The Liberal caucus chose Robert Nixon, the MPP for Brant, as interim leader on 16 November 1966. Nixon suggested Templeton could become permanent leader. Liberal MPP Elmer Sopha, who had supported Templeton in 1964 but had become disillusioned with him, reacted furiously against the suggestion and Templeton announced he would not be a candidate the next day. Hamilton East MP John Munro was also named as a possible candidate but responded saying he was only interested in federal politics.

Nixon was then confirmed as permanent leader at the party's January 1967 convention after the deadline for nominations closed with no other name being submitted.

==Candidate==

- Robert Nixon – Nixon was the Liberal MPP for Brant and the son of former Ontario premier Harry Nixon. He had first been elected to the legislature in a 1962 by-election following his father's death, and was re-elected in the 1963 Ontario general election. At the time of the 1967 convention, he had already served as interim leader of the party for several weeks. Nixon later served as Leader of the Opposition, and, after the Liberals formed government in 1985, as provincial treasurer and deputy premier in the government of David Peterson.

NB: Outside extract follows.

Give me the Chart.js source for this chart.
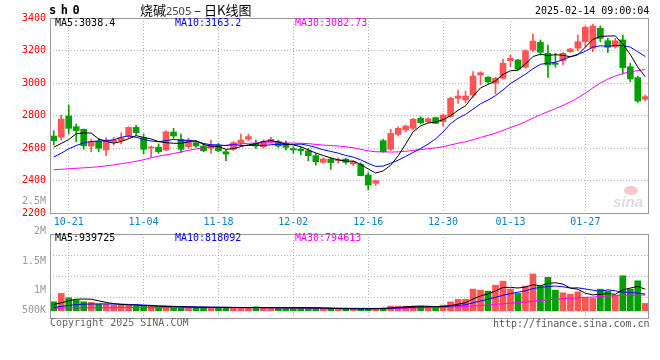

==Other potential candidates==
Charles Templeton, who had placed second to Thompson at the 1964 leadership convention, was discussed as a possible candidate but did not run. With no other candidate entering the race, Nixon was acclaimed.

==Ballot results==

| Candidate | Votes | % |
|---|---|---|
| Robert Nixon | acclaimed | n/a |

==Aftermath==
Nixon led the Ontario Liberals into the 1967 Ontario general election. The party remained the Official Opposition, winning 27 seats while the Progressive Conservatives under Premier John Robarts were re-elected with a majority government. Nixon continued as leader through the 1971 election. He announced his retirement in 1972, but changed his mind and won the 1973 leadership convention defeating three challengers. He led the party through the 1975 election, which resulted in the Liberals falling to third place with Stephen Lewis's Ontario New Democratic Party becoming Official Opposition. Nixon resigned as party leader and was succeeded by Stuart Smith at the 1976 Ontario Liberal Party leadership election.

Nixon remained an influential Liberal MPP after leaving the leadership. He served in cabinet after the Liberals formed government under David Peterson in 1985, including as treasurer and deputy premier.